--- Start ---

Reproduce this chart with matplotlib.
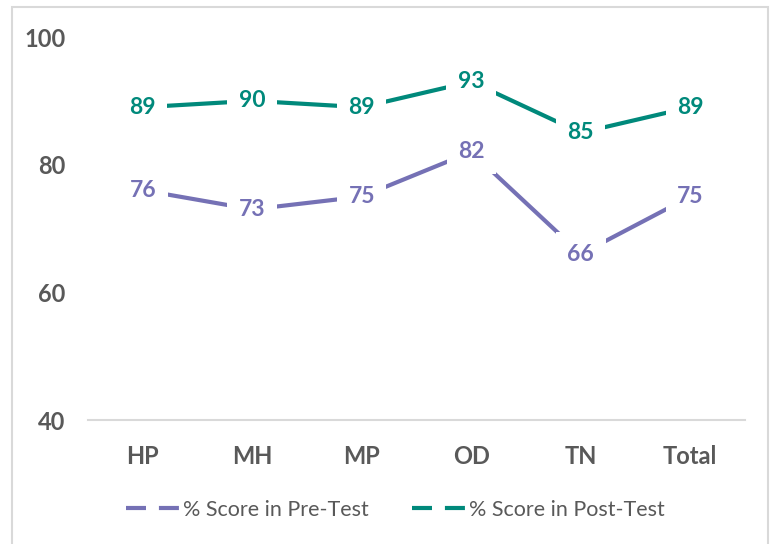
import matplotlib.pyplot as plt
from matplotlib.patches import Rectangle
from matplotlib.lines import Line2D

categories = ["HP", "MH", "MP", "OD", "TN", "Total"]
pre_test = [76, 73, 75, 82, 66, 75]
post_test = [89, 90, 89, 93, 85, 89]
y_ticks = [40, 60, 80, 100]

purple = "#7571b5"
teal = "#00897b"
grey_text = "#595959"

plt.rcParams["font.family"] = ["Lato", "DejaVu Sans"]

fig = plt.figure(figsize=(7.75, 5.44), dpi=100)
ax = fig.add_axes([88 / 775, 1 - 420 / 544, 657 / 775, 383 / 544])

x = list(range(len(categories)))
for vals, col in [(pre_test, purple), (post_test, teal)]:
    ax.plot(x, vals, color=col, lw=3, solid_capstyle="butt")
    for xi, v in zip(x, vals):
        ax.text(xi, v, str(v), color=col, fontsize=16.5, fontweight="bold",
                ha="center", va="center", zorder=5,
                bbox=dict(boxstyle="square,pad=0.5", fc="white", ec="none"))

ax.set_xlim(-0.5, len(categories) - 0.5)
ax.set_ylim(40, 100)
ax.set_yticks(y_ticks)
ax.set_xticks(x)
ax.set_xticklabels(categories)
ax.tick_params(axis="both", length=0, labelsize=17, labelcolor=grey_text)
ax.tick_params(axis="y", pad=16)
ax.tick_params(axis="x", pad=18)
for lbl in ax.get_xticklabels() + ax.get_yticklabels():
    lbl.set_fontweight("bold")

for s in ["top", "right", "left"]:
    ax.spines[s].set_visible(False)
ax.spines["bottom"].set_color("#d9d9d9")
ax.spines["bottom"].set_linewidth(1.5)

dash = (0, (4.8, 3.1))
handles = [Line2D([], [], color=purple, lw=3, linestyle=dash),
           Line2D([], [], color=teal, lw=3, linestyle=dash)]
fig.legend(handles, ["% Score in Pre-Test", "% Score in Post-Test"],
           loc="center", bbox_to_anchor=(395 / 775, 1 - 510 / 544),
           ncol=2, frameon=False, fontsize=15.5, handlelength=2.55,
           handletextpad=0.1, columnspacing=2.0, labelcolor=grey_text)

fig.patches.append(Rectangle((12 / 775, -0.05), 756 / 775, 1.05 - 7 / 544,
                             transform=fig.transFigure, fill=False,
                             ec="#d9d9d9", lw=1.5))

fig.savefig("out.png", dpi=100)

--- End ---

Short problem>
The data should be printed again unchanged; leave its pictures out.

Task solution>
Reproduce this chart with matplotlib.
import matplotlib.pyplot as plt
from matplotlib.patches import Rectangle
from matplotlib.lines import Line2D

categories = ["HP", "MH", "MP", "OD", "TN", "Total"]
pre_test = [76, 73, 75, 82, 66, 75]
post_test = [89, 90, 89, 93, 85, 89]
y_ticks = [40, 60, 80, 100]

purple = "#7571b5"
teal = "#00897b"
grey_text = "#595959"

plt.rcParams["font.family"] = ["Lato", "DejaVu Sans"]

fig = plt.figure(figsize=(7.75, 5.44), dpi=100)
ax = fig.add_axes([88 / 775, 1 - 420 / 544, 657 / 775, 383 / 544])

x = list(range(len(categories)))
for vals, col in [(pre_test, purple), (post_test, teal)]:
    ax.plot(x, vals, color=col, lw=3, solid_capstyle="butt")
    for xi, v in zip(x, vals):
        ax.text(xi, v, str(v), color=col, fontsize=16.5, fontweight="bold",
                ha="center", va="center", zorder=5,
                bbox=dict(boxstyle="square,pad=0.5", fc="white", ec="none"))

ax.set_xlim(-0.5, len(categories) - 0.5)
ax.set_ylim(40, 100)
ax.set_yticks(y_ticks)
ax.set_xticks(x)
ax.set_xticklabels(categories)
ax.tick_params(axis="both", length=0, labelsize=17, labelcolor=grey_text)
ax.tick_params(axis="y", pad=16)
ax.tick_params(axis="x", pad=18)
for lbl in ax.get_xticklabels() + ax.get_yticklabels():
    lbl.set_fontweight("bold")

for s in ["top", "right", "left"]:
    ax.spines[s].set_visible(False)
ax.spines["bottom"].set_color("#d9d9d9")
ax.spines["bottom"].set_linewidth(1.5)

dash = (0, (4.8, 3.1))
handles = [Line2D([], [], color=purple, lw=3, linestyle=dash),
           Line2D([], [], color=teal, lw=3, linestyle=dash)]
fig.legend(handles, ["% Score in Pre-Test", "% Score in Post-Test"],
           loc="center", bbox_to_anchor=(395 / 775, 1 - 510 / 544),
           ncol=2, frameon=False, fontsize=15.5, handlelength=2.55,
           handletextpad=0.1, columnspacing=2.0, labelcolor=grey_text)

fig.patches.append(Rectangle((12 / 775, -0.05), 756 / 775, 1.05 - 7 / 544,
                             transform=fig.transFigure, fill=False,
                             ec="#d9d9d9", lw=1.5))

fig.savefig("out.png", dpi=100)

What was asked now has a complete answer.